Il fallimento del quorum nei cinque referendum promossi e sostenuti dal Partito Democratico rappresenta un duro colpo non solo per Elly Schlein, ma per l’intera strategia dell’opposizione progressista. A nulla sono servite le dichiarazioni a caldo che hanno tentato di mascherare la débâcle con una lettura ottimistica dei numeri. I conti, semplicemente, non tornano. E ancor meno torna la narrativa che ha cercato di trasformare una consultazione referendaria in un test di forza contro il governo Meloni. L’elettorato, ancora una volta, ha risposto con un silenzio assordante.

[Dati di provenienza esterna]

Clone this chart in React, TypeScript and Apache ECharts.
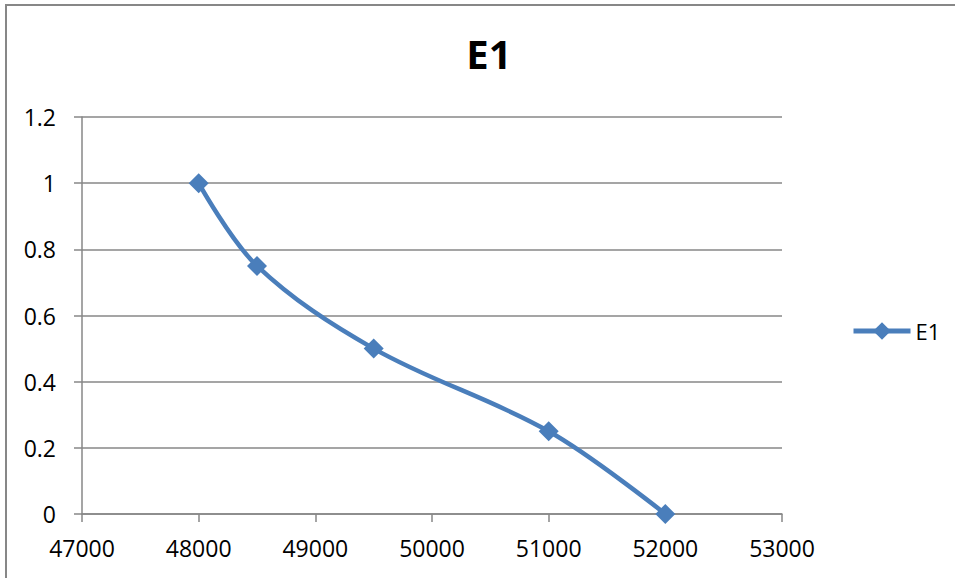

I numeri reali: quando la matematica smentisce la retorica

Secondo il Ministero dell’Interno, l’affluenza ai referendum si è fermata al 29,9%, ben al di sotto del 50% necessario a rendere validi i quesiti. Schlein ha parlato di “14 milioni di elettori”, ma il numero include solo i voti espressi in Italia, ignorando il dato più ampio (e comunque insufficiente) di oltre 15 milioni di votanti tra Italia ed estero. Peggio ancora, ha confuso i voti espressi con i voti favorevoli: i Sì più numerosi – quelli sui quesiti legati al reintegro dei lavoratori – si sono fermati a circa 12,2 milioni, comunque meno dei voti presi dal centrodestra nel 2022 (circa 12,3 milioni). La tanto sbandierata superiorità numerica del consenso ai referendum si dissolve davanti a un semplice fact-checking.

Politicizzare il referendum: un errore fatale

Ma oltre ai numeri, ciò che emerge con chiarezza è l’errore politico di fondo: la strumentalizzazione del referendumcome “spallata” al governo. La narrazione imposta da Schlein ha trasformato quello che avrebbe dovuto essere un esercizio di democrazia diretta su temi concreti (cittadinanza, licenziamenti, contratti a termine) in un plebiscito anti-Meloni. Il risultato? Una polarizzazione che ha rafforzato l’astensione e incentivato la destra a ignorare il voto, rendendo il raggiungimento del quorum impossibile.

Il paradosso del Jobs Act

Inoltre, c’è un’incongruenza politica che il PD fatica ancora a gestire. I quesiti referendari sul lavoro colpivano direttamente alcune misure introdotte con il Jobs Act, una riforma simbolo del governo Renzi, cioè dello stesso centrosinistra. Chiedere oggi di abrogarle senza una seria autocritica è sembrato, agli occhi di molti elettori, un esercizio di contraddizione ideologica. Come fidarsi di chi vuole cancellare – senza spiegarlo – leggi che egli stesso ha scritto?

La complessità non premia

C’è poi un fattore di ordine comunicativo: cinque quesiti sono troppi. La gente semplice, l’elettorato meno ideologizzato, non riesce a seguire i dettagli tecnici di ogni proposta. Mentre il centrodestra ha scelto l’astensione come strategia compatta, il centrosinistra si è lanciato in una campagna confusa e frammentaria. L’elettore medio, spaesato, ha preferito restare a casa.

Alle politiche sarà un’altra partita

Tuttavia, questo flop non deve trarre in inganno: alle elezioni politiche sarà un’altra storia. Lì non ci sarà quorum da raggiungere, e l’astensione colpirà tutti in modo proporzionale. Inoltre, gli italiani – anche quelli più disillusi – dimostrano sempre più spesso una tendenza all’alternanza, anche quando non hanno un progetto chiaro da sostenere. In un Paese dove le idee scarseggiano, si cambia partito per cambiare almeno le poltrone. Se non si possono cambiare le teste, si cambia chi le occupa.

La vera lezione per il PD

La sconfitta referendaria è dunque un boomerang che obbliga il PD a fare i conti con tre verità:

  1. I referendum non si usano per battaglie simboliche contro il governo.
  2. L’identità politica non si ricostruisce a colpi di slogan antichi contro leggi proprie.
  3. Il popolo vuole risposte concrete, non finte mobilitazioni ideologiche.

Se il centrosinistra non riuscirà a costruire una proposta coerente e popolare, rischierà di perdere anche alle prossime politiche, dove non basterà dire “noi siamo contro” per convincere un Paese che ha ormai capito che i giochi di palazzo non portano pane in tavola.

Per ora, di questi referendum restano solo le statistiche, una campagna poco efficace e una classe dirigente che fatica ancora a leggere davvero il sentimento del Paese. E soprattutto, un dato inconfutabile: la gente, stavolta, non c’era.